### EXERCISE AIM
Reproduce every line of the material below, but drop the pictures.

### MATERIAL PROVIDED

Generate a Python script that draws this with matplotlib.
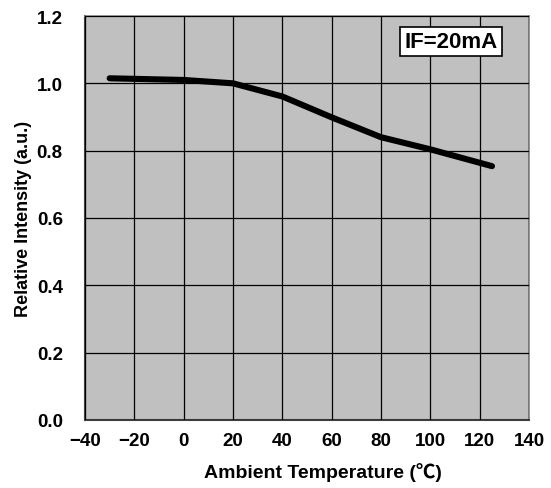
import matplotlib.pyplot as plt

plt.rcParams['font.family'] = ['Liberation Sans', 'Noto Sans CJK JP', 'DejaVu Sans']

# curve
temperature = [-30, 0, 20, 40, 60, 80, 100, 125]
intensity = [1.015, 1.01, 1.0, 0.961, 0.899, 0.84, 0.804, 0.754]

x_ticks = [-40, -20, 0, 20, 40, 60, 80, 100, 120, 140]
y_ticks = [0.0, 0.2, 0.4, 0.6, 0.8, 1.0, 1.2]

fig = plt.figure(figsize=(5.51, 4.89), dpi=100)
ax = fig.add_axes([85 / 551, 1 - 421 / 489, (529 - 85) / 551, (421 - 17) / 489])
ax.set_facecolor('#c0c0c0')

ax.plot(temperature, intensity, color='black', linewidth=4.4,
        solid_capstyle='round', solid_joinstyle='round', zorder=3)

ax.set_xlim(-40, 140)
ax.set_ylim(0, 1.2)
ax.set_xticks(x_ticks)
ax.set_yticks(y_ticks)
ax.set_xticklabels([f'{t}'.replace('-', '\u2212') for t in x_ticks])
ax.set_yticklabels([f'{v:.1f}' for v in y_ticks])
ax.tick_params(length=0, labelsize=13.5)
ax.tick_params(axis='x', pad=9)
ax.tick_params(axis='y', pad=16)
for lab in ax.get_xticklabels() + ax.get_yticklabels():
    lab.set_fontweight('bold')

ax.grid(True, color='black', linewidth=0.9)
ax.set_axisbelow(False)

for side in ['top', 'right']:
    ax.spines[side].set_color('#808080')
    ax.spines[side].set_linewidth(1.2)
for side in ['left', 'bottom']:
    ax.spines[side].set_color('#404040')
    ax.spines[side].set_linewidth(1.5)

ax.set_xlabel('Ambient Temperature (\u2103)', fontsize=14, fontweight='bold', labelpad=9)
ax.xaxis.label.set_x(0.535)
ax.set_ylabel('Relative Intensity (a.u.)', fontsize=13, fontweight='bold', labelpad=3)

# annotation box, centre at pixel (451, 42.5)
ax.text(-40 + (451 - 85) / (529 - 85) * 180, 1.2 * (421 - 42.5) / 404, 'IF=20mA',
        ha='center', va='center', fontsize=16, fontweight='bold', zorder=5,
        bbox=dict(boxstyle='square,pad=0.18', facecolor='white', edgecolor='black', linewidth=1.2))

fig.savefig('out.png', dpi=100)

### OUTPUT
Generate a Python script that draws this with matplotlib.
import matplotlib.pyplot as plt

plt.rcParams['font.family'] = ['Liberation Sans', 'Noto Sans CJK JP', 'DejaVu Sans']

# curve
temperature = [-30, 0, 20, 40, 60, 80, 100, 125]
intensity = [1.015, 1.01, 1.0, 0.961, 0.899, 0.84, 0.804, 0.754]

x_ticks = [-40, -20, 0, 20, 40, 60, 80, 100, 120, 140]
y_ticks = [0.0, 0.2, 0.4, 0.6, 0.8, 1.0, 1.2]

fig = plt.figure(figsize=(5.51, 4.89), dpi=100)
ax = fig.add_axes([85 / 551, 1 - 421 / 489, (529 - 85) / 551, (421 - 17) / 489])
ax.set_facecolor('#c0c0c0')

ax.plot(temperature, intensity, color='black', linewidth=4.4,
        solid_capstyle='round', solid_joinstyle='round', zorder=3)

ax.set_xlim(-40, 140)
ax.set_ylim(0, 1.2)
ax.set_xticks(x_ticks)
ax.set_yticks(y_ticks)
ax.set_xticklabels([f'{t}'.replace('-', '\u2212') for t in x_ticks])
ax.set_yticklabels([f'{v:.1f}' for v in y_ticks])
ax.tick_params(length=0, labelsize=13.5)
ax.tick_params(axis='x', pad=9)
ax.tick_params(axis='y', pad=16)
for lab in ax.get_xticklabels() + ax.get_yticklabels():
    lab.set_fontweight('bold')

ax.grid(True, color='black', linewidth=0.9)
ax.set_axisbelow(False)

for side in ['top', 'right']:
    ax.spines[side].set_color('#808080')
    ax.spines[side].set_linewidth(1.2)
for side in ['left', 'bottom']:
    ax.spines[side].set_color('#404040')
    ax.spines[side].set_linewidth(1.5)

ax.set_xlabel('Ambient Temperature (\u2103)', fontsize=14, fontweight='bold', labelpad=9)
ax.xaxis.label.set_x(0.535)
ax.set_ylabel('Relative Intensity (a.u.)', fontsize=13, fontweight='bold', labelpad=3)

# annotation box, centre at pixel (451, 42.5)
ax.text(-40 + (451 - 85) / (529 - 85) * 180, 1.2 * (421 - 42.5) / 404, 'IF=20mA',
        ha='center', va='center', fontsize=16, fontweight='bold', zorder=5,
        bbox=dict(boxstyle='square,pad=0.18', facecolor='white', edgecolor='black', linewidth=1.2))

fig.savefig('out.png', dpi=100)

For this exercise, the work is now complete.